Maybe we even help them build. We comfort and console them.
To comfort, in Hebrew, carries the image of removing a
burden so that a person can breathe freely again.[1] That’s what we need, isn’t
it, in order to keep on going, to endure? We need the loving kindness that will
lift the crushing burden, so that we can breathe again.
God yearns to give us that love, to
lift the yoke and lighten our deadening load. So curl up today in God’s lap. Close
your eyes, and with Isaiah, imagine God wiping the sweat of suffering from your
brow, removing the sound of weeping from your ears. Imagine that there’s no need to feel
the world on your shoulders anymore. Everyone has enough food to eat and a good
place to live. No one is taken advantage of by another. All races and peoples can create,
and thrive, and build without fear of loss. No one can hurt and no one can
destroy. As our Presiding Bishop likes to say-- such a world is God’s dream for
us.
This comforting image, this wonderful new creation that God
offers us isn’t just some “pie in the sky by and by” thing, either. No, we can
see glimpses of the joy that streams from God’s dream every day, if only we are
looking in the right places. Two years ago, I was a deputy at our Episcopal
Church General Convention in Salt Lake City. For me, church business meetings are not
the place where I expect to find abundant joy! But see it, I did, just like in our
reading from Isaiah. On the evening before the Supreme Court decision on
marriage, we were engaged, once again, in small-group discussions of same-sex
marriage, and there was a lot of dark fear still lurking in the corners. The fear was
expressed in hand-wringing “what-ifs”: what if we made the wrong choice; what
if we were jumping the gun; what if the church didn’t survive. We sounded a lot
like the disciples trying to pry out of Jesus knowledge of when the Temple was
coming down. Faces were drawn, and voices were tense, and it was indeed hard to
breathe.
The
next day, however, after news of the Supreme Court decision filtered through
the crowd, the fear seemed to have vanished into thin air. As people heard the news, there were extra smiles
in the hallways, more clever repartee in the House of Deputies, and more voices
singing during worship than I noticed earlier that week. Those who had stood in
drooping solemnity during the past days’ Eucharist started clapping along to an
impromptu, “We are Marching in the Light of God.” Young adults, grey-haired
bishops, and collared clergy started dancing down the aisles, all waving their
arms like a bunch of Pentecostals on fire. The funny thing was, the show of
emotion didn’t seem forced or staged. There was none of that,
“Oh-look-at-us-we-are-Episcopalians-but-we-know-how-to-be-cool-too” air that
often accompanies mandatory innovation in worship. It was all authentic. In the
hallways, I didn’t notice any of the self-congratulatory back-slapping that can
accompany a political victory, either.

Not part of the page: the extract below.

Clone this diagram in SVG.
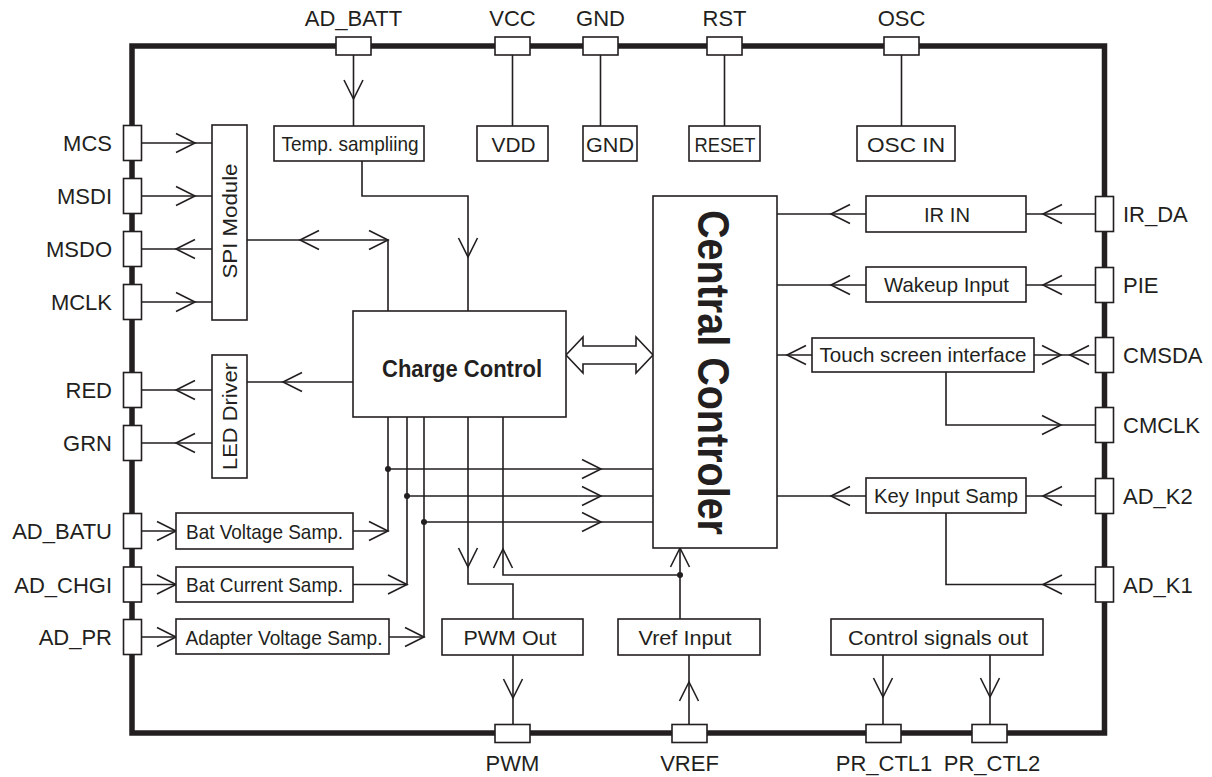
<svg xmlns="http://www.w3.org/2000/svg" xmlns:xlink="http://www.w3.org/1999/xlink" width="1212" height="777" viewBox="0 0 1212 777">
<style>
text{font-family:"Liberation Sans",Arial,Helvetica,sans-serif;fill:#231f20}
.lbl{font-size:22px}
.bx{font-size:21px}
.bold{font-weight:bold}
.box{fill:#fff;stroke:#231f20;stroke-width:1.6}
.pin{fill:#fff;stroke:#231f20;stroke-width:1.6}
.ln{fill:none;stroke:#231f20;stroke-width:1.6}
.ah{fill:none;stroke:#231f20;stroke-width:1.6}
.border{fill:none;stroke:#231f20;stroke-width:5.5;stroke-linejoin:miter}
.dot{fill:#231f20}
</style>
<defs>
<path id="ah" d="M-19,-9.5 L0,0 L-19,9.5"/>
</defs>
<rect width="1212" height="777" fill="#fff"/>

<path class="border" d="M132,733 V46 H1104.5 V733 Z"/>

<g id="connectors">
<path class="ln" d="M353.5,55 V126 M512.5,55 V126 M600.5,55 V126 M724.5,55 V126 M901.5,55 V126"/>
<path class="ln" d="M141.5,143 H212 M141.5,196 H212 M141.5,249 H212 M141.5,302 H212"/>
<path class="ln" d="M247,240 H388 V311"/>
<path class="ln" d="M362,161 V196 H468 V311"/>
<path class="ln" d="M353,382 H247 M212,390 H141.5 M212,443 H141.5"/>
<path class="ln" d="M141.5,531 H176 M353,531 H388 V417 M141.5,584.5 H176 M353,584.5 H407 V417 M141.5,637 H176 M389,637 H424 V417"/>
<path class="ln" d="M388,469 H653 M407,496 H653 M424,522 H653"/>
<path class="ln" d="M468,417 V584 H513 V619 M503,417 V575 H680 M680,619 V548"/>
<path class="ln" d="M513,655 V725 M689,725 V655 M883,655 V725 M990,655 V725"/>
<path class="ln" d="M1095.5,214 H1026 M866,214 H777 M1095.5,285 H1026 M866,285 H777 M1095.5,355 H1034 M812,355 H777 M946,372 V425 H1095.5 M1095.5,496 H1026 M866,496 H777 M946,513 V584.5 H1095.5"/>
<polygon class="box" points="566,355 583,337 583,346 636,346 636,337 653,355 636,373 636,364 583,364 583,373"/>
<g class="ah">
<use xlink:href="#ah" transform="translate(195,143)"/>
<use xlink:href="#ah" transform="translate(195,196)"/>
<use xlink:href="#ah" transform="translate(195,302)"/>
<use xlink:href="#ah" transform="translate(388,240)"/>
<use xlink:href="#ah" transform="translate(176,531)"/>
<use xlink:href="#ah" transform="translate(176,584.5)"/>
<use xlink:href="#ah" transform="translate(176,637)"/>
<use xlink:href="#ah" transform="translate(388,531)"/>
<use xlink:href="#ah" transform="translate(407,584.5)"/>
<use xlink:href="#ah" transform="translate(424,637)"/>
<use xlink:href="#ah" transform="translate(601,469)"/>
<use xlink:href="#ah" transform="translate(601,496)"/>
<use xlink:href="#ah" transform="translate(601,522)"/>
<use xlink:href="#ah" transform="translate(1061,355)"/>
<use xlink:href="#ah" transform="translate(1061,425)"/>
<use xlink:href="#ah" transform="translate(176,249) rotate(180)"/>
<use xlink:href="#ah" transform="translate(300,240) rotate(180)"/>
<use xlink:href="#ah" transform="translate(283,382) rotate(180)"/>
<use xlink:href="#ah" transform="translate(176,390) rotate(180)"/>
<use xlink:href="#ah" transform="translate(176,443) rotate(180)"/>
<use xlink:href="#ah" transform="translate(1043,214) rotate(180)"/>
<use xlink:href="#ah" transform="translate(831,214) rotate(180)"/>
<use xlink:href="#ah" transform="translate(1043,285) rotate(180)"/>
<use xlink:href="#ah" transform="translate(831,285) rotate(180)"/>
<use xlink:href="#ah" transform="translate(1070,355) rotate(180)"/>
<use xlink:href="#ah" transform="translate(787,355) rotate(180)"/>
<use xlink:href="#ah" transform="translate(1043,496) rotate(180)"/>
<use xlink:href="#ah" transform="translate(831,496) rotate(180)"/>
<use xlink:href="#ah" transform="translate(1043,584.5) rotate(180)"/>
<use xlink:href="#ah" transform="translate(353.5,99) rotate(90)"/>
<use xlink:href="#ah" transform="translate(468,257) rotate(90)"/>
<use xlink:href="#ah" transform="translate(468,567) rotate(90)"/>
<use xlink:href="#ah" transform="translate(513,698) rotate(90)"/>
<use xlink:href="#ah" transform="translate(883,697) rotate(90)"/>
<use xlink:href="#ah" transform="translate(990,697) rotate(90)"/>
<use xlink:href="#ah" transform="translate(503,549) rotate(-90)"/>
<use xlink:href="#ah" transform="translate(680,548) rotate(-90)"/>
<use xlink:href="#ah" transform="translate(689,682) rotate(-90)"/>
</g>
<circle class="dot" cx="388" cy="469" r="3"/>
<circle class="dot" cx="407" cy="496" r="3"/>
<circle class="dot" cx="424" cy="522" r="3"/>
<circle class="dot" cx="680" cy="575" r="3"/>
</g>

<!-- top pins -->
<g id="pin-AD_BATT"><rect class="pin" x="336" y="37" width="35" height="18"/><text class="lbl" x="353.5" y="26" text-anchor="middle">AD_BATT</text></g>
<g id="pin-VCC"><rect class="pin" x="495" y="37" width="35" height="18"/><text class="lbl" x="512.5" y="26" text-anchor="middle">VCC</text></g>
<g id="pin-GND"><rect class="pin" x="583" y="37" width="35" height="18"/><text class="lbl" x="600.5" y="26" text-anchor="middle">GND</text></g>
<g id="pin-RST"><rect class="pin" x="707" y="37" width="35" height="18"/><text class="lbl" x="724.5" y="26" text-anchor="middle">RST</text></g>
<g id="pin-OSC"><rect class="pin" x="884" y="37" width="35" height="18"/><text class="lbl" x="901.5" y="26" text-anchor="middle">OSC</text></g>

<!-- left pins -->
<g id="pin-MCS"><rect class="pin" x="123.5" y="125.5" width="18" height="35"/><text class="lbl" x="112" y="151" text-anchor="end">MCS</text></g>
<g id="pin-MSDI"><rect class="pin" x="123.5" y="178.5" width="18" height="35"/><text class="lbl" x="112" y="204" text-anchor="end">MSDI</text></g>
<g id="pin-MSDO"><rect class="pin" x="123.5" y="231.5" width="18" height="35"/><text class="lbl" x="112" y="257" text-anchor="end">MSDO</text></g>
<g id="pin-MCLK"><rect class="pin" x="123.5" y="284.5" width="18" height="35"/><text class="lbl" x="112" y="310" text-anchor="end">MCLK</text></g>
<g id="pin-RED"><rect class="pin" x="123.5" y="372.5" width="18" height="35"/><text class="lbl" x="112" y="398" text-anchor="end">RED</text></g>
<g id="pin-GRN"><rect class="pin" x="123.5" y="425.5" width="18" height="35"/><text class="lbl" x="112" y="451" text-anchor="end">GRN</text></g>
<g id="pin-AD_BATU"><rect class="pin" x="123.5" y="513.5" width="18" height="35"/><text class="lbl" x="112" y="539" text-anchor="end">AD_BATU</text></g>
<g id="pin-AD_CHGI"><rect class="pin" x="123.5" y="567" width="18" height="35"/><text class="lbl" x="112" y="592.5" text-anchor="end">AD_CHGI</text></g>
<g id="pin-AD_PR"><rect class="pin" x="123.5" y="619.5" width="18" height="35"/><text class="lbl" x="112" y="645" text-anchor="end">AD_PR</text></g>

<!-- right pins -->
<g id="pin-IR_DA"><rect class="pin" x="1095.5" y="196.5" width="18" height="35"/><text class="lbl" x="1123" y="222">IR_DA</text></g>
<g id="pin-PIE"><rect class="pin" x="1095.5" y="267.5" width="18" height="35"/><text class="lbl" x="1123" y="293">PIE</text></g>
<g id="pin-CMSDA"><rect class="pin" x="1095.5" y="337.5" width="18" height="35"/><text class="lbl" x="1123" y="363">CMSDA</text></g>
<g id="pin-CMCLK"><rect class="pin" x="1095.5" y="407.5" width="18" height="35"/><text class="lbl" x="1123" y="433">CMCLK</text></g>
<g id="pin-AD_K2"><rect class="pin" x="1095.5" y="478.5" width="18" height="35"/><text class="lbl" x="1123" y="504">AD_K2</text></g>
<g id="pin-AD_K1"><rect class="pin" x="1095.5" y="567" width="18" height="35"/><text class="lbl" x="1123" y="592.5">AD_K1</text></g>

<!-- bottom pins -->
<g id="pin-PWM"><rect class="pin" x="495" y="724.5" width="35" height="18"/><text class="lbl" x="512.5" y="771" text-anchor="middle">PWM</text></g>
<g id="pin-VREF"><rect class="pin" x="672" y="724.5" width="35" height="18"/><text class="lbl" x="689.5" y="771" text-anchor="middle">VREF</text></g>
<g id="pin-PR_CTL1"><rect class="pin" x="866" y="724.5" width="35" height="18"/><text class="lbl" x="884" y="771" text-anchor="middle">PR_CTL1</text></g>
<g id="pin-PR_CTL2"><rect class="pin" x="972" y="724.5" width="35" height="18"/><text class="lbl" x="992" y="771" text-anchor="middle">PR_CTL2</text></g>

<!-- blocks -->
<g id="temp-sampling"><rect class="box" x="274" y="126" width="150" height="35"/><text class="bx" x="350" y="151" text-anchor="middle" textLength="137" lengthAdjust="spacingAndGlyphs">Temp. sampliing</text></g>
<g id="vdd"><rect class="box" x="477" y="126" width="71" height="35"/><text class="bx" x="513.5" y="151.5" text-anchor="middle" textLength="44" lengthAdjust="spacingAndGlyphs">VDD</text></g>
<g id="gnd"><rect class="box" x="583" y="126" width="54" height="35"/><text class="bx" x="610" y="151.5" text-anchor="middle" textLength="48" lengthAdjust="spacingAndGlyphs">GND</text></g>
<g id="reset"><rect class="box" x="689" y="126" width="71" height="35"/><text class="bx" x="725" y="151.5" text-anchor="middle" textLength="61" lengthAdjust="spacingAndGlyphs">RESET</text></g>
<g id="osc-in"><rect class="box" x="857" y="126" width="98" height="35"/><text class="bx" x="906" y="151.5" text-anchor="middle" textLength="78" lengthAdjust="spacingAndGlyphs">OSC  IN</text></g>

<g id="spi-module"><rect class="box" x="212" y="125" width="35" height="195"/><text class="bx" transform="translate(229.5,221) rotate(-90)" x="0" y="7.5" text-anchor="middle" textLength="115" lengthAdjust="spacingAndGlyphs">SPI Module</text></g>
<g id="led-driver"><rect class="box" x="212" y="355" width="35" height="123"/><text class="bx" transform="translate(229.5,416.5) rotate(-90)" x="0" y="7.5" text-anchor="middle" textLength="107" lengthAdjust="spacingAndGlyphs">LED Driver</text></g>

<g id="bat-voltage"><rect class="box" x="176" y="513" width="177" height="36"/><text class="bx" x="264.5" y="538.5" text-anchor="middle" textLength="157" lengthAdjust="spacingAndGlyphs">Bat Voltage Samp.</text></g>
<g id="bat-current"><rect class="box" x="176" y="567" width="177" height="35"/><text class="bx" x="264.5" y="592" text-anchor="middle" textLength="157" lengthAdjust="spacingAndGlyphs">Bat Current Samp.</text></g>
<g id="adapter-voltage"><rect class="box" x="176" y="619" width="213" height="35"/><text class="bx" x="284" y="644.5" text-anchor="middle" textLength="197" lengthAdjust="spacingAndGlyphs">Adapter Voltage Samp.</text></g>

<g id="charge-control"><rect class="box" x="353" y="311" width="213" height="106"/><text class="bold" x="462" y="376.5" font-size="23" text-anchor="middle" textLength="160" lengthAdjust="spacingAndGlyphs">Charge Control</text></g>

<g id="central-controler"><rect class="box" x="653" y="196" width="124" height="352"/><text class="bold" transform="translate(714,372.5) rotate(90)" x="0" y="16" font-size="44" text-anchor="middle" textLength="325" lengthAdjust="spacingAndGlyphs">Central Controler</text></g>

<g id="pwm-out"><rect class="box" x="442" y="619" width="141" height="36"/><text class="bx" x="510" y="644.5" text-anchor="middle" textLength="93" lengthAdjust="spacingAndGlyphs">PWM Out</text></g>
<g id="vref-input"><rect class="box" x="618" y="619" width="142" height="36"/><text class="bx" x="685" y="644.5" text-anchor="middle" textLength="93" lengthAdjust="spacingAndGlyphs">Vref Input</text></g>
<g id="control-signals-out"><rect class="box" x="831" y="619" width="212" height="36"/><text class="bx" x="938" y="644.5" text-anchor="middle" textLength="180" lengthAdjust="spacingAndGlyphs">Control signals out</text></g>

<g id="ir-in"><rect class="box" x="866" y="196" width="160" height="36"/><text class="bx" x="947" y="221.5" text-anchor="middle" textLength="46" lengthAdjust="spacingAndGlyphs">IR IN</text></g>
<g id="wakeup-input"><rect class="box" x="866" y="267" width="160" height="35"/><text class="bx" x="946.5" y="292" text-anchor="middle" textLength="125" lengthAdjust="spacingAndGlyphs">Wakeup Input</text></g>
<g id="touch-screen"><rect class="box" x="812" y="338" width="222" height="34"/><text class="bx" x="923" y="362" text-anchor="middle" textLength="207" lengthAdjust="spacingAndGlyphs">Touch screen interface</text></g>
<g id="key-input"><rect class="box" x="866" y="478" width="160" height="35"/><text class="bx" x="946" y="503" text-anchor="middle" textLength="144" lengthAdjust="spacingAndGlyphs">Key Input Samp</text></g>
</svg>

It was just pure joy, an exhaling of
breath held in too long. A burden removed. All of a sudden, we caught a glimpse
of the freedom that God dreams for us, the freedom to soar, the freedom to
love.
Jesus can’t promise us that our beloved institutions,
our churches, our government, our securities won’t ever face change or plunge
us into adversity. He can’t promise us that there won’t be upheaval. But he
shows us—in his own life and suffering—how to flourish in the midst of that
upheaval, how to find life in the midst of death. He shows us--as he forgives the
leaders who have sent him to die on the cross. He shows us--as he reaches out
to the criminal outcast hanging beside him and offers him immediate grace and
salvation. He shows us--as he hands his spirit over to God even as he takes his
last breath.[2]
He shows us—as he rises from the dead, guaranteeing that God’s way of self-giving
love will always defeat worldly power and violent oppression.
At our Diocesan Convention this weekend, Bishop
Terry reminded us that people are going to be coming to our churches looking
for this Jesus, looking for his grace, looking for his forgiveness, looking for
his abundant life. And do you know what they are going to find, he asked us?
They are going to find us.[3] You and me. That’s how
Jesus set it up. We are his witnesses here on earth. Empowered by God, it’s up
to us to build lives that testify to his love, both with the blocks of word and
deed, both inside and outside of the walls of our churches.
Martin Smith told us this summer at
Sewanee about a little boy who kept trying to give a high five to his parents
in church after every prayer. They thought that it was cute, if a bit strange.
It was only later that his parents found out that he thought that they were all
ending their prayers with the words, “I’m in,” instead of with “Amen!” Today,
Jesus is asking us if we are willing to risk building a tower of love out of
the very blocks of our lives, even though it will get knocked down. And then to
rebuild it, over and over, for as long as it takes. To work to inch closer and
closer to Isaiah’s vision of a just world for all of God's people. To remove the burdens from our neighbors' shoulders so that all might truly breathe again. If you are willing, turn to the person in the pew next to you on both sides, give them your best
high five, and say, “Amen/ I’m in.”
Image from piecesbypolly.com.
[1]
Ruthanna Hooke, found in Feasting on the
Word, Year C, Volume 4, David Bartlett and Barbara Brown Taylor, eds.
(Louisville: Westminster John Knox Press, 2010,) 298.
[2]
John Shea, The Spiritual Wisdom of the
Gospels for Christian Preachers and Teachers: Year C (Collegeville:
Liturgical Press, 2006), 215.
[3]
From the November 11, 2016 diocesan convention homily by the Rt. Rev. Terry
White, Christ Church Cathedral in Louisville, Kentucky, who borrowed the
image from a sermon by the Rt. Rev. Jake Owensby.